──────── Given material

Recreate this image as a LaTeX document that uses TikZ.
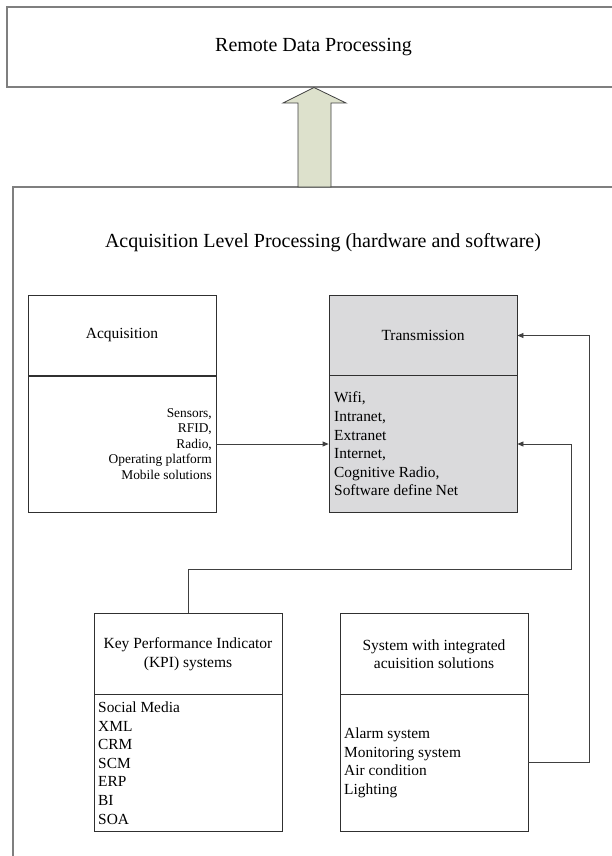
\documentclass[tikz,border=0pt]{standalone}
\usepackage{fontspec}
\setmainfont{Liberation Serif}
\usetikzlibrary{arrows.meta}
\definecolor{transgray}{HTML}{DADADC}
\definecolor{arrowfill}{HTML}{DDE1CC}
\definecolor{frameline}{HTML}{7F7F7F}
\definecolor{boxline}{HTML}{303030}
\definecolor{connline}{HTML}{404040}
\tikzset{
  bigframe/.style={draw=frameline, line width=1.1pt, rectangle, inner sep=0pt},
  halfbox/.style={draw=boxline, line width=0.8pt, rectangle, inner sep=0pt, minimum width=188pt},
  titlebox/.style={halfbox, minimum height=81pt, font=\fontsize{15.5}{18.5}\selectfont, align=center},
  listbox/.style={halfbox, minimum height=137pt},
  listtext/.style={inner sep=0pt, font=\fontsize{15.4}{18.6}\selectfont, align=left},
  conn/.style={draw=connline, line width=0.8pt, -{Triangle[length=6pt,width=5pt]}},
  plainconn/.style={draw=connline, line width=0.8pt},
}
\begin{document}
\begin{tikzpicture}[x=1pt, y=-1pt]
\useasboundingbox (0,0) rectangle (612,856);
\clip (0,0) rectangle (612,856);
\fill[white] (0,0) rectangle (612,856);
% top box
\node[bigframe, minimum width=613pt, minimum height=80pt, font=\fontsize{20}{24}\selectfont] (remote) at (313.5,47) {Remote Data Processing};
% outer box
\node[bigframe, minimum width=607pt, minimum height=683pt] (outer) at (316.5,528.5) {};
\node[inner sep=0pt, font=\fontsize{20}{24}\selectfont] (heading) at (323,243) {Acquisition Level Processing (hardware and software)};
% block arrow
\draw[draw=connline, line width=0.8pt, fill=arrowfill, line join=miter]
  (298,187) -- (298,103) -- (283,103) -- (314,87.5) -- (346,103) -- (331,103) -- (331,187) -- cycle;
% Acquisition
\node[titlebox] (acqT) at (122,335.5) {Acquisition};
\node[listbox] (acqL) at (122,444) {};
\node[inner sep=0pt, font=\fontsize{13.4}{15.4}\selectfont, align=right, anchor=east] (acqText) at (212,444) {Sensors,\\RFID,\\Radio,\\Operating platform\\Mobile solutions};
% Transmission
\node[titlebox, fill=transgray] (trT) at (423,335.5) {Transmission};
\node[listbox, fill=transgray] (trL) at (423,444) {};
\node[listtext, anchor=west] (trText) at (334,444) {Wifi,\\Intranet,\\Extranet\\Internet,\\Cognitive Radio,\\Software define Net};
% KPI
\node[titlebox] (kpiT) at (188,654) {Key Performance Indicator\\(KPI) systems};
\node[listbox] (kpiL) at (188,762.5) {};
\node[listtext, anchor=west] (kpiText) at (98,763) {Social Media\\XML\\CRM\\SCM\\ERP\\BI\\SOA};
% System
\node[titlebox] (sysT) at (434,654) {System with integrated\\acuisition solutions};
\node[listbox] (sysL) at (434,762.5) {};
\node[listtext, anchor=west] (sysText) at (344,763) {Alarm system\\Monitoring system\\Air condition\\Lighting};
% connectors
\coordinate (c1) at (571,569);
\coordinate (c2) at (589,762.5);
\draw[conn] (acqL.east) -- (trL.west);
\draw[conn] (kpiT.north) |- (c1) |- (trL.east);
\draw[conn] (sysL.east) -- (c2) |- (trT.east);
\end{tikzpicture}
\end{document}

────────────────

* _Set task_: Every line of the data should be copied as it stands, without the images.

* _Response to the exercise_:
Recreate this image as a LaTeX document that uses TikZ.
\documentclass[tikz,border=0pt]{standalone}
\usepackage{fontspec}
\setmainfont{Liberation Serif}
\usetikzlibrary{arrows.meta}
\definecolor{transgray}{HTML}{DADADC}
\definecolor{arrowfill}{HTML}{DDE1CC}
\definecolor{frameline}{HTML}{7F7F7F}
\definecolor{boxline}{HTML}{303030}
\definecolor{connline}{HTML}{404040}
\tikzset{
  bigframe/.style={draw=frameline, line width=1.1pt, rectangle, inner sep=0pt},
  halfbox/.style={draw=boxline, line width=0.8pt, rectangle, inner sep=0pt, minimum width=188pt},
  titlebox/.style={halfbox, minimum height=81pt, font=\fontsize{15.5}{18.5}\selectfont, align=center},
  listbox/.style={halfbox, minimum height=137pt},
  listtext/.style={inner sep=0pt, font=\fontsize{15.4}{18.6}\selectfont, align=left},
  conn/.style={draw=connline, line width=0.8pt, -{Triangle[length=6pt,width=5pt]}},
  plainconn/.style={draw=connline, line width=0.8pt},
}
\begin{document}
\begin{tikzpicture}[x=1pt, y=-1pt]
\useasboundingbox (0,0) rectangle (612,856);
\clip (0,0) rectangle (612,856);
\fill[white] (0,0) rectangle (612,856);
% top box
\node[bigframe, minimum width=613pt, minimum height=80pt, font=\fontsize{20}{24}\selectfont] (remote) at (313.5,47) {Remote Data Processing};
% outer box
\node[bigframe, minimum width=607pt, minimum height=683pt] (outer) at (316.5,528.5) {};
\node[inner sep=0pt, font=\fontsize{20}{24}\selectfont] (heading) at (323,243) {Acquisition Level Processing (hardware and software)};
% block arrow
\draw[draw=connline, line width=0.8pt, fill=arrowfill, line join=miter]
  (298,187) -- (298,103) -- (283,103) -- (314,87.5) -- (346,103) -- (331,103) -- (331,187) -- cycle;
% Acquisition
\node[titlebox] (acqT) at (122,335.5) {Acquisition};
\node[listbox] (acqL) at (122,444) {};
\node[inner sep=0pt, font=\fontsize{13.4}{15.4}\selectfont, align=right, anchor=east] (acqText) at (212,444) {Sensors,\\RFID,\\Radio,\\Operating platform\\Mobile solutions};
% Transmission
\node[titlebox, fill=transgray] (trT) at (423,335.5) {Transmission};
\node[listbox, fill=transgray] (trL) at (423,444) {};
\node[listtext, anchor=west] (trText) at (334,444) {Wifi,\\Intranet,\\Extranet\\Internet,\\Cognitive Radio,\\Software define Net};
% KPI
\node[titlebox] (kpiT) at (188,654) {Key Performance Indicator\\(KPI) systems};
\node[listbox] (kpiL) at (188,762.5) {};
\node[listtext, anchor=west] (kpiText) at (98,763) {Social Media\\XML\\CRM\\SCM\\ERP\\BI\\SOA};
% System
\node[titlebox] (sysT) at (434,654) {System with integrated\\acuisition solutions};
\node[listbox] (sysL) at (434,762.5) {};
\node[listtext, anchor=west] (sysText) at (344,763) {Alarm system\\Monitoring system\\Air condition\\Lighting};
% connectors
\coordinate (c1) at (571,569);
\coordinate (c2) at (589,762.5);
\draw[conn] (acqL.east) -- (trL.west);
\draw[conn] (kpiT.north) |- (c1) |- (trL.east);
\draw[conn] (sysL.east) -- (c2) |- (trT.east);
\end{tikzpicture}
\end{document}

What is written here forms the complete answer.